The analysis yielded several key findings:

Temperature and season were the strongest predictors of bike rental patterns
Casual and registered users showed distinct usage patterns, justifying the multivariate approach
Non-normal errors significantly affected coefficient standard errors and confidence intervals
The semi-parametric model outperformed standard linear models in prediction accuracy

Visualization of the relationship between temperature and bike rentals:

[Temperature vs. Rentals plot would appear here]

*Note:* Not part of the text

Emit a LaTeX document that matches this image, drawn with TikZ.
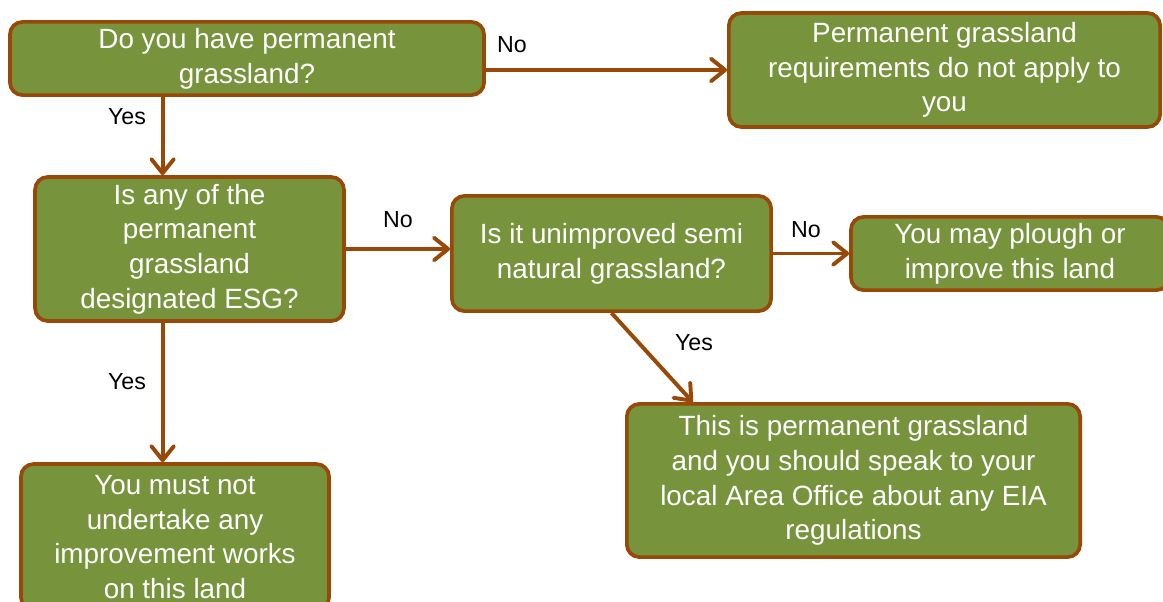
\documentclass[tikz,border=0pt]{standalone}
\usepackage{fontspec}
\setmainfont{Liberation Sans}
\usepackage{tikz}
\usetikzlibrary{arrows.meta}
\usetikzlibrary{positioning}
\definecolor{grass}{HTML}{77933C}
\definecolor{soil}{HTML}{984807}
\begin{document}
\begin{tikzpicture}[x=0.025cm,y=-0.025cm,
  box/.style={draw=soil,fill=grass,line width=2.6pt,rounded corners=9pt,text=white,align=center,inner sep=2pt,font=\fontsize{19.8}{24.7}\selectfont},
  lbl/.style={text=black,inner sep=0pt,font=\fontsize{16.5}{20}\selectfont},
  go/.style={draw=soil,line width=2.8pt,-{Straight Barb[length=10pt,width=16pt,line width=2.8pt,round]}}]
  \path[use as bounding box,clip](0,0)rectangle(1163,601);
  \node[box,minimum width=11.85cm,minimum height=1.83cm] (have) at (247,58.5){Do you have permanent\\grassland?};
  \node[box,minimum width=10.78cm,minimum height=2.85cm] (noapply) at (944.5,70){Permanent grassland\\requirements do not apply to\\you};
  \node[box,minimum width=7.72cm,minimum height=3.6cm] (esg) at (189.5,249){Is any of the\\permanent\\grassland\\designated ESG?};
  \node[box,minimum width=7.98cm,minimum height=2.88cm] (semi) at (611.5,253.5){Is it unimproved semi\\natural grassland?};
  \node[box,minimum width=7.95cm,minimum height=1.83cm] (plough) at (1010,253.5){You may plough or\\improve this land};
  \node[box,minimum width=11.33cm,minimum height=3.83cm] (office) at (853.5,480.5){This is permanent grassland\\and you should speak to your\\local Area Office about any EIA\\regulations};
  \node[box,minimum width=7.7cm,minimum height=3.65cm] (mustnot) at (175,537){You must not\\undertake any\\improvement works\\on this land};
  % answers
  \node[lbl] (no1) at (512,45){No};
  \node[lbl] (yes1) at (127,117){Yes};
  \node[lbl] (no2) at (398,220){No};
  \node[lbl] (no3) at (806,230){No};
  \node[lbl] (yes2) at (694,343){Yes};
  \node[lbl] (yes3) at (127,382){Yes};
  \draw[go](have.east|-noapply.west)--(noapply.west);
  \draw[go](have.south-|esg.110)--(esg.110);
  \draw[go](esg.east)--(esg.east-|semi.west);
  \draw[go](semi.east)--(plough.west);
  \draw[go](semi.south)--(office.154);
  \draw[go](esg.250)--(esg.250|-mustnot.north);
\end{tikzpicture}
\end{document}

Comparison of error distributions and their impact on regression inference:

[Error distribution comparison would appear here]

Conclusions

This project demonstrated the value of multivariate analysis in understanding complex systems like bike rentals. Key conclusions include:

Multivariate models capture interdependencies between different user types that would be missed in separate univariate analyses
Non-normal errors can substantially bias inference if not properly addressed
Semi-parametric approaches provide flexibility for modeling non-linear relationships
Weather variables exhibit complex, non-linear relationships with rental patterns that are better captured with advanced modeling techniques

This work contributed to a published paper in Scientific African, providing insights for bike-sharing system operators to optimize fleet management based on predicted usage patterns.